**Exercise:**
Repeat the data below exactly, dropping any pictures it holds.

**Provided material:**

============

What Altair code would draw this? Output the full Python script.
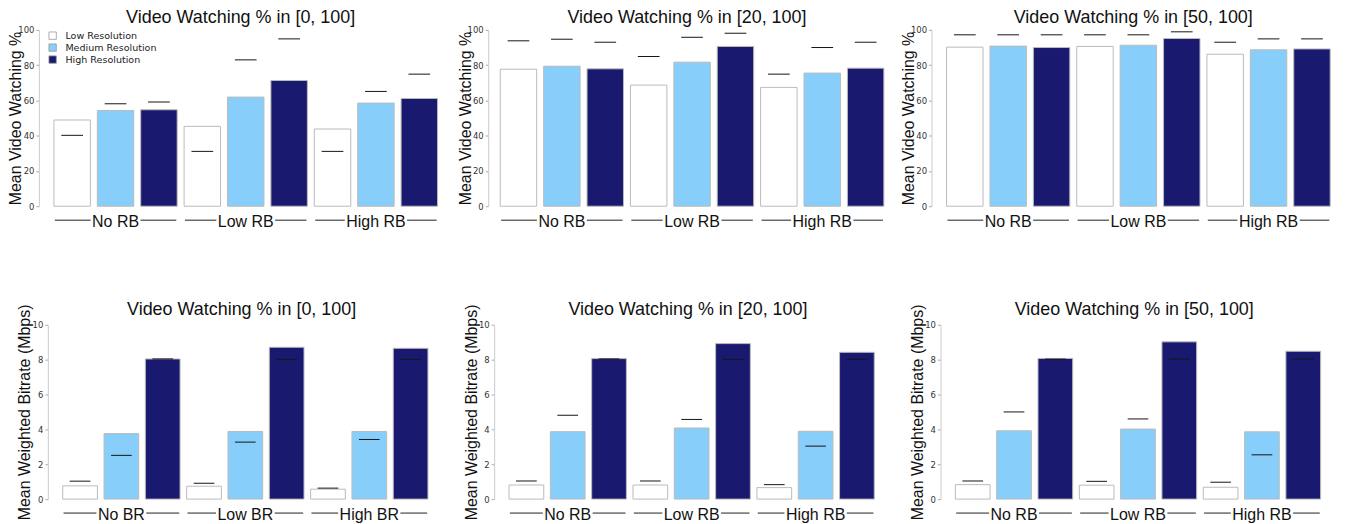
import altair as alt
import pandas as pd

resolutions = ["Low Resolution", "Medium Resolution", "High Resolution"]
res_colors = ["#ffffff", "#87cefa", "#191970"]
rb_groups = ["No RB", "Low RB", "High RB"]
br_groups = ["No BR", "Low BR", "High BR"]
titles = ["Video Watching % in [0, 100]", "Video Watching % in [20, 100]",
          "Video Watching % in [50, 100]"]

# Row 1: mean video watching % (bars) and median markers, order: group x resolution
watch_mean_0 = [48.9, 54.3, 54.7, 45.3, 61.9, 71.3, 43.8, 58.5, 61.1]
watch_med_0 = [40.2, 58.1, 59.1, 31.1, 83.0, 94.9, 31.1, 65.1, 74.9]
watch_mean_20 = [77.7, 79.4, 77.9, 68.7, 81.7, 90.6, 67.4, 75.5, 78.3]
watch_med_20 = [93.8, 94.7, 93.0, 84.9, 95.8, 98.1, 74.9, 90.0, 93.0]
watch_mean_50 = [90.2, 90.8, 90.0, 90.6, 91.3, 95.1, 86.2, 88.7, 89.2]
watch_med_50 = [97.2, 97.2, 97.2, 97.2, 97.2, 98.9, 93.0, 94.9, 94.9]

# Row 2: mean weighted bitrate (Mbps) and median markers
rate_mean_0 = [0.76, 3.76, 8.04, 0.74, 3.88, 8.71, 0.57, 3.88, 8.65]
rate_med_0 = [1.03, 2.51, 8.04, 0.91, 3.27, 8.02, 0.63, 3.42, 8.02]
rate_mean_20 = [0.81, 3.87, 8.06, 0.81, 4.08, 8.92, 0.66, 3.89, 8.42]
rate_med_20 = [1.04, 4.81, 8.04, 1.04, 4.57, 8.02, 0.83, 3.04, 8.02]
rate_mean_50 = [0.83, 3.92, 8.07, 0.80, 4.02, 9.02, 0.68, 3.86, 8.48]
rate_med_50 = [1.04, 5.00, 8.03, 1.02, 4.60, 8.03, 0.97, 2.54, 8.03]

watch_ticks = [0, 20, 40, 60, 80, 100]
rate_ticks = [0, 2, 4, 6, 8, 10]

# Liberation Sans advance widths (per 1000 em) for label width estimation
ADV = {"N": 722, "o": 556, " ": 278, "R": 722, "B": 667, "L": 556, "w": 722,
       "H": 722, "i": 222, "g": 556, "h": 556}


def text_px(s, size=16):
    return sum(ADV.get(c, 556) for c in s) * size / 1000.0


def panel(title, groups, means, meds, ytitle, ydom, yvals, ppu, xdom, height,
          yoff, ext, show_legend, tdx, toff):
    width = round(ppu * (xdom[1] - xdom[0]))
    rows = []
    for g, grp in enumerate(groups):
        for r, res in enumerate(resolutions):
            i = 3 * g + r
            rows.append({"group": grp, "res": res, "pos": i,
                         "mean": means[i], "median": meds[i]})
    df = pd.DataFrame(rows)

    lab = pd.DataFrame({"group": groups, "center": [3 * g + 1 for g in range(3)]})
    segs = []
    for g, grp in enumerate(groups):
        gap = (text_px(grp) / 2 + 1.5) / ppu
        c = 3 * g + 1
        segs.append({"s0": 3 * g - 0.4, "s1": c - gap})
        segs.append({"s0": c + gap, "s1": 3 * g + 2.4})
    segdf = pd.DataFrame(segs)

    xs = alt.Scale(domain=xdom, nice=False, zero=False)
    ys = alt.Scale(domain=ydom, nice=False)
    yaxis = alt.Axis(values=yvals, title=ytitle, titleFont="Liberation Sans",
                     titleFontSize=16, titleFontWeight="normal", titleColor="#111",
                     labelFont="DejaVu Sans", labelFontSize=8.5, labelColor="#333",
                     tickSize=3, tickColor="#aaa", domainColor="#ccc", grid=False,
                     labelPadding=2, offset=yoff, minExtent=ext, maxExtent=ext,
                     titlePadding=0)
    if show_legend:
        leg = alt.Legend(title=None, orient="none", legendX=0, legendY=1,
                         symbolType="square", symbolSize=55,
                         symbolStrokeColor="#999", symbolStrokeWidth=0.8,
                         labelFont="DejaVu Sans", labelFontSize=9.6,
                         labelColor="#222", labelOffset=8, rowPadding=0,
                         padding=0)
    else:
        leg = None

    bars = alt.Chart(df).mark_bar(stroke="#bbbbbb", strokeWidth=1).transform_calculate(
        b0="datum.pos - 0.42", b1="datum.pos + 0.42"
    ).encode(
        x=alt.X("b0:Q", scale=xs, axis=None),
        x2="b1:Q",
        y=alt.Y("mean:Q", scale=ys, axis=yaxis),
        y2=alt.datum(0),
        color=alt.Color("res:N", scale=alt.Scale(domain=resolutions, range=res_colors),
                        legend=leg),
    )
    ticks = alt.Chart(df).mark_rule(color="#151515", strokeWidth=1).transform_calculate(
        t0="datum.pos - 0.25", t1="datum.pos + 0.25"
    ).encode(
        x=alt.X("t0:Q", scale=xs, axis=None),
        x2="t1:Q",
        y=alt.Y("median:Q", scale=ys, axis=yaxis),
    )
    texts = alt.Chart(lab).mark_text(font="Liberation Sans", fontSize=16,
                                      baseline="alphabetic", color="#111").encode(
        x=alt.X("center:Q", scale=xs, axis=None),
        y=alt.value(height + 21),
        text="group:N",
    )
    lines = alt.Chart(segdf).mark_rule(color="#222", strokeWidth=1).encode(
        x=alt.X("s0:Q", scale=xs, axis=None),
        x2="s1:Q",
        y=alt.value(height + 14),
    )
    return alt.layer(bars, ticks, lines, texts).properties(
        width=width, height=height,
        title=alt.TitleParams(text=title, font="Liberation Sans", fontSize=18,
                              fontWeight="normal", color="#111", anchor="middle",
                              baseline="alphabetic", offset=toff, dx=tdx),
    )


TOP_X = [-0.56, 8.6]
BOT_X = [-0.78, 8.6]

panels = [
    panel(titles[0], rb_groups, watch_mean_0, watch_med_0, "Mean Video Watching %",
          [0, 100], watch_ticks, 43.6, TOP_X, 177, 9, 15, True, -6, -15),
    panel(titles[1], rb_groups, watch_mean_20, watch_med_20, "Mean Video Watching %",
          [0, 100], watch_ticks, 43.6, TOP_X, 177, 6, 15, False, -6, -15),
    panel(titles[2], rb_groups, watch_mean_50, watch_med_50, "Mean Video Watching %",
          [0, 100], watch_ticks, 43.6, TOP_X, 177, 9, 15, False, -6, -15),
    panel(titles[0], br_groups, rate_mean_0, rate_med_0, "Mean Weighted Bitrate (Mbps)",
          [0, 10], rate_ticks, 41.5, BOT_X, 175, 0, 15, False, 0, -29),
    panel(titles[1], rb_groups, rate_mean_20, rate_med_20, "Mean Weighted Bitrate (Mbps)",
          [0, 10], rate_ticks, 41.5, BOT_X, 175, 0, 15, False, 0, -29),
    panel(titles[2], rb_groups, rate_mean_50, rate_med_50, "Mean Weighted Bitrate (Mbps)",
          [0, 10], rate_ticks, 41.5, BOT_X, 175, 0, 15, False, 0, -29),
]

chart = alt.concat(
    *panels, columns=3, spacing={"row": 119, "column": 49}, bounds="flush"
).resolve_scale(
    color="independent"
).properties(
    padding={"left": 0, "top": 0, "right": 0, "bottom": 0}
).configure(background="white").configure_view(stroke="transparent", strokeWidth=0)

chart.save("out.html", embed_options={"renderer": "svg", "actions": False})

============

**Answer to the task:**
What Altair code would draw this? Output the full Python script.
import altair as alt
import pandas as pd

resolutions = ["Low Resolution", "Medium Resolution", "High Resolution"]
res_colors = ["#ffffff", "#87cefa", "#191970"]
rb_groups = ["No RB", "Low RB", "High RB"]
br_groups = ["No BR", "Low BR", "High BR"]
titles = ["Video Watching % in [0, 100]", "Video Watching % in [20, 100]",
          "Video Watching % in [50, 100]"]

# Row 1: mean video watching % (bars) and median markers, order: group x resolution
watch_mean_0 = [48.9, 54.3, 54.7, 45.3, 61.9, 71.3, 43.8, 58.5, 61.1]
watch_med_0 = [40.2, 58.1, 59.1, 31.1, 83.0, 94.9, 31.1, 65.1, 74.9]
watch_mean_20 = [77.7, 79.4, 77.9, 68.7, 81.7, 90.6, 67.4, 75.5, 78.3]
watch_med_20 = [93.8, 94.7, 93.0, 84.9, 95.8, 98.1, 74.9, 90.0, 93.0]
watch_mean_50 = [90.2, 90.8, 90.0, 90.6, 91.3, 95.1, 86.2, 88.7, 89.2]
watch_med_50 = [97.2, 97.2, 97.2, 97.2, 97.2, 98.9, 93.0, 94.9, 94.9]

# Row 2: mean weighted bitrate (Mbps) and median markers
rate_mean_0 = [0.76, 3.76, 8.04, 0.74, 3.88, 8.71, 0.57, 3.88, 8.65]
rate_med_0 = [1.03, 2.51, 8.04, 0.91, 3.27, 8.02, 0.63, 3.42, 8.02]
rate_mean_20 = [0.81, 3.87, 8.06, 0.81, 4.08, 8.92, 0.66, 3.89, 8.42]
rate_med_20 = [1.04, 4.81, 8.04, 1.04, 4.57, 8.02, 0.83, 3.04, 8.02]
rate_mean_50 = [0.83, 3.92, 8.07, 0.80, 4.02, 9.02, 0.68, 3.86, 8.48]
rate_med_50 = [1.04, 5.00, 8.03, 1.02, 4.60, 8.03, 0.97, 2.54, 8.03]

watch_ticks = [0, 20, 40, 60, 80, 100]
rate_ticks = [0, 2, 4, 6, 8, 10]

# Liberation Sans advance widths (per 1000 em) for label width estimation
ADV = {"N": 722, "o": 556, " ": 278, "R": 722, "B": 667, "L": 556, "w": 722,
       "H": 722, "i": 222, "g": 556, "h": 556}


def text_px(s, size=16):
    return sum(ADV.get(c, 556) for c in s) * size / 1000.0


def panel(title, groups, means, meds, ytitle, ydom, yvals, ppu, xdom, height,
          yoff, ext, show_legend, tdx, toff):
    width = round(ppu * (xdom[1] - xdom[0]))
    rows = []
    for g, grp in enumerate(groups):
        for r, res in enumerate(resolutions):
            i = 3 * g + r
            rows.append({"group": grp, "res": res, "pos": i,
                         "mean": means[i], "median": meds[i]})
    df = pd.DataFrame(rows)

    lab = pd.DataFrame({"group": groups, "center": [3 * g + 1 for g in range(3)]})
    segs = []
    for g, grp in enumerate(groups):
        gap = (text_px(grp) / 2 + 1.5) / ppu
        c = 3 * g + 1
        segs.append({"s0": 3 * g - 0.4, "s1": c - gap})
        segs.append({"s0": c + gap, "s1": 3 * g + 2.4})
    segdf = pd.DataFrame(segs)

    xs = alt.Scale(domain=xdom, nice=False, zero=False)
    ys = alt.Scale(domain=ydom, nice=False)
    yaxis = alt.Axis(values=yvals, title=ytitle, titleFont="Liberation Sans",
                     titleFontSize=16, titleFontWeight="normal", titleColor="#111",
                     labelFont="DejaVu Sans", labelFontSize=8.5, labelColor="#333",
                     tickSize=3, tickColor="#aaa", domainColor="#ccc", grid=False,
                     labelPadding=2, offset=yoff, minExtent=ext, maxExtent=ext,
                     titlePadding=0)
    if show_legend:
        leg = alt.Legend(title=None, orient="none", legendX=0, legendY=1,
                         symbolType="square", symbolSize=55,
                         symbolStrokeColor="#999", symbolStrokeWidth=0.8,
                         labelFont="DejaVu Sans", labelFontSize=9.6,
                         labelColor="#222", labelOffset=8, rowPadding=0,
                         padding=0)
    else:
        leg = None

    bars = alt.Chart(df).mark_bar(stroke="#bbbbbb", strokeWidth=1).transform_calculate(
        b0="datum.pos - 0.42", b1="datum.pos + 0.42"
    ).encode(
        x=alt.X("b0:Q", scale=xs, axis=None),
        x2="b1:Q",
        y=alt.Y("mean:Q", scale=ys, axis=yaxis),
        y2=alt.datum(0),
        color=alt.Color("res:N", scale=alt.Scale(domain=resolutions, range=res_colors),
                        legend=leg),
    )
    ticks = alt.Chart(df).mark_rule(color="#151515", strokeWidth=1).transform_calculate(
        t0="datum.pos - 0.25", t1="datum.pos + 0.25"
    ).encode(
        x=alt.X("t0:Q", scale=xs, axis=None),
        x2="t1:Q",
        y=alt.Y("median:Q", scale=ys, axis=yaxis),
    )
    texts = alt.Chart(lab).mark_text(font="Liberation Sans", fontSize=16,
                                      baseline="alphabetic", color="#111").encode(
        x=alt.X("center:Q", scale=xs, axis=None),
        y=alt.value(height + 21),
        text="group:N",
    )
    lines = alt.Chart(segdf).mark_rule(color="#222", strokeWidth=1).encode(
        x=alt.X("s0:Q", scale=xs, axis=None),
        x2="s1:Q",
        y=alt.value(height + 14),
    )
    return alt.layer(bars, ticks, lines, texts).properties(
        width=width, height=height,
        title=alt.TitleParams(text=title, font="Liberation Sans", fontSize=18,
                              fontWeight="normal", color="#111", anchor="middle",
                              baseline="alphabetic", offset=toff, dx=tdx),
    )


TOP_X = [-0.56, 8.6]
BOT_X = [-0.78, 8.6]

panels = [
    panel(titles[0], rb_groups, watch_mean_0, watch_med_0, "Mean Video Watching %",
          [0, 100], watch_ticks, 43.6, TOP_X, 177, 9, 15, True, -6, -15),
    panel(titles[1], rb_groups, watch_mean_20, watch_med_20, "Mean Video Watching %",
          [0, 100], watch_ticks, 43.6, TOP_X, 177, 6, 15, False, -6, -15),
    panel(titles[2], rb_groups, watch_mean_50, watch_med_50, "Mean Video Watching %",
          [0, 100], watch_ticks, 43.6, TOP_X, 177, 9, 15, False, -6, -15),
    panel(titles[0], br_groups, rate_mean_0, rate_med_0, "Mean Weighted Bitrate (Mbps)",
          [0, 10], rate_ticks, 41.5, BOT_X, 175, 0, 15, False, 0, -29),
    panel(titles[1], rb_groups, rate_mean_20, rate_med_20, "Mean Weighted Bitrate (Mbps)",
          [0, 10], rate_ticks, 41.5, BOT_X, 175, 0, 15, False, 0, -29),
    panel(titles[2], rb_groups, rate_mean_50, rate_med_50, "Mean Weighted Bitrate (Mbps)",
          [0, 10], rate_ticks, 41.5, BOT_X, 175, 0, 15, False, 0, -29),
]

chart = alt.concat(
    *panels, columns=3, spacing={"row": 119, "column": 49}, bounds="flush"
).resolve_scale(
    color="independent"
).properties(
    padding={"left": 0, "top": 0, "right": 0, "bottom": 0}
).configure(background="white").configure_view(stroke="transparent", strokeWidth=0)

chart.save("out.html", embed_options={"renderer": "svg", "actions": False})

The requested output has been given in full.